A Music Prompt - Five Years by David Bowie - (originally written January 12, 2019)


As the music fades - i am not familiar with the song - and it brings up so many questions, should I know it?  When was it written?  did it have a heyday? but as I was listening, my first thought was - I can hear the violin - I can hear the piano - I can hear the drumbeat, the beat, the time of the drum - those bits were so mesmerizing that I failed to hear the song lyrics - until I heard the words repeated 5 years - 5 years - 5 years...ah, to focus on the memories of the instruments or to focus on the lyrics of 5 years...so difficult to say which thing evokes more in terms of writing. So interesting - many times in a job interview someone will ask - where do you see yourself in 5 years?
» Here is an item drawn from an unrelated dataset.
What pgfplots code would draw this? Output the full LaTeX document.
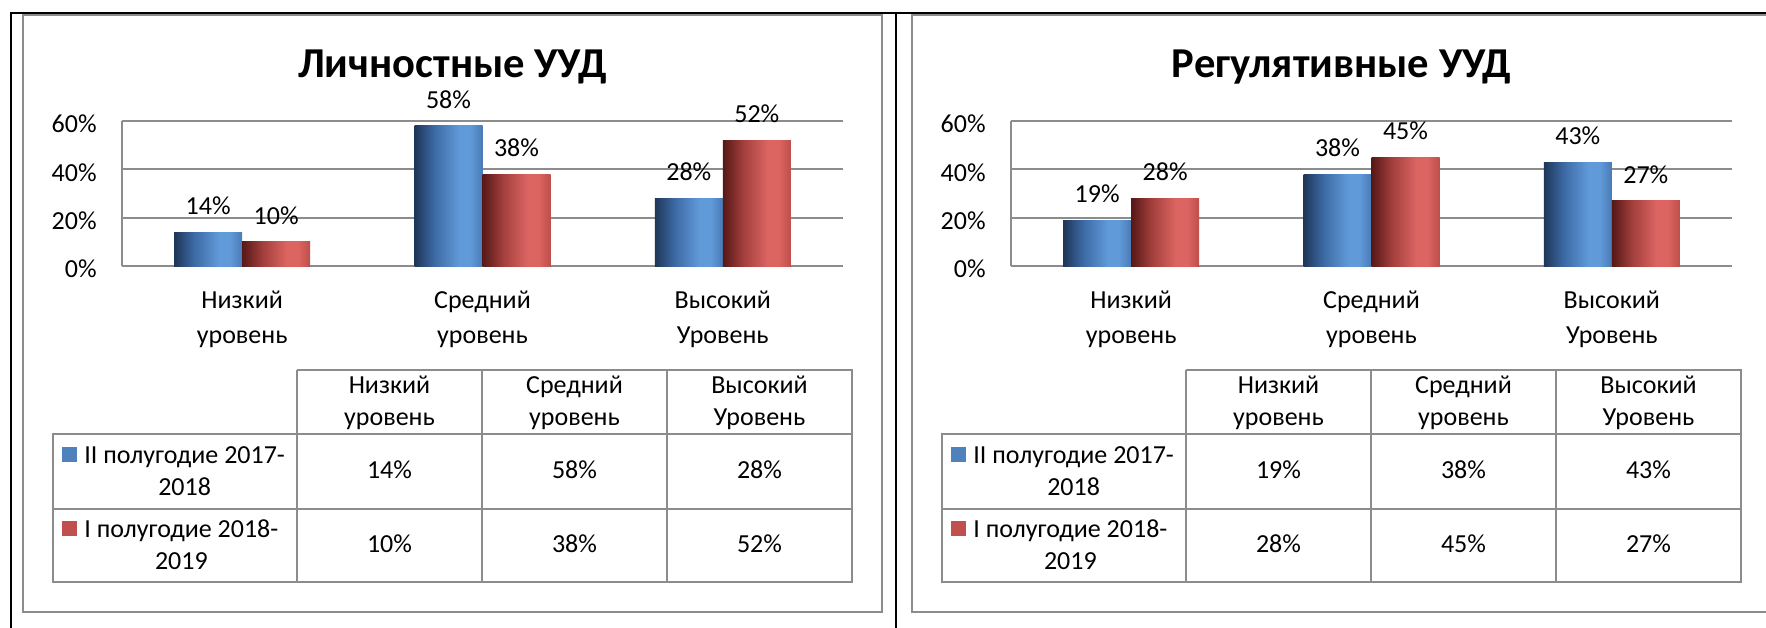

How to respond? Do you say, I hope to have your job? Do you say, I am living in the now, and in five years I will still be living in the now?  Is there an answer that is best and will get you a job? For my move to Olympia  - I said with a smile - I hope to be the state archivist or the deputy state archivist - and they both kind of laughed along with me.  But now I have been there 6 years and I am shocked.  This is the longest I have ever kept a professional position - usually I move on to new challenges and new spaces.  The person I was 2 years ago was counting down to the 5 year mark - that is when I will leave I said...and now, I will be hitting 7 years...and I have no real intention to leave.  Is it because I have finally realized that I have something to learn about myself, and this setting is the only place where I can learn it?  Is it because I have been seduced by the Pacific Northwest and I cannot imagine trying to find a job anyplace else?


Sigh


That 5 year marker - that road that stretches out before us - all we need to do is put on the proverbial blinker and merge onto it. See where it takes us - see what adventure or mishap or sadness or bliss lies ahead.  Maybe the 5 year journey takes 7 because we decided to get off at an eariler exit and we got lost - we thought too much about something that seemed really remarkable at the time - and then we look up and realize that we were stuck in some sort of Pinocchio’s playland - turning into donkeys because we were seduced by the candy and sugar and slothfulness that we forgot what we were doing there - and now we have spent 1 year on this exit from our initial 5 year road journey - and it is going to take us longer to arrive.  Maybe the destination has changed, maybe we are stuck or maybe we just pick ourselves up, wipe the sugar and marshmallow creme from the corners of our mouth, get back into the car and merge back onto the main road - sit back in the seat and turn the radio on, find a station that isn’t twangy country western or a bible beating preacher and stare at the road ahead, maybe with the window down, in case we catch a whiff of something.  Will we be okay?  Absolutely, what is that saying - it isn’t the destination that is important but the journey. The journey, right, it is the getting there rather than arrival. 


Sigh


The music - the piano, the violin, and the drumbeat - minus the lyrics and in an of themselves evoke so much - my brother, sitting at a piano or keyboard - making up some sort of tune that lulls me into a state between sleep and awake - restful, peaceful, even if sometimes the notes do not quite go. I have so many of his recordings I listen to - to feel close to him.  Sometimes it will bring tears, and others it will create a smile, especially if the recording includes some of his own groans or moans trying to decide if he likes the sound and what would make the sound feel better. So different from hearing my other brother play pieces - The Entertainer, or Boogie Woogie Bugle Boy, the Music Box Dancer, or pieces from Phantom of the Opera - their music is both beautiful and yet so telling of their personality - one married to structure and precision, the other the true and exact opposite - wanting structure and yet with every fiber of his being he is violently opposed to it.  Nothing will work if there is a plan - much to the frustration of parents who both were staunch rule followers...how do you raise someone who laughs at rules and structure? Definitely was the source of confusion for everyone in the house..it is so much easier to follow the rules, right?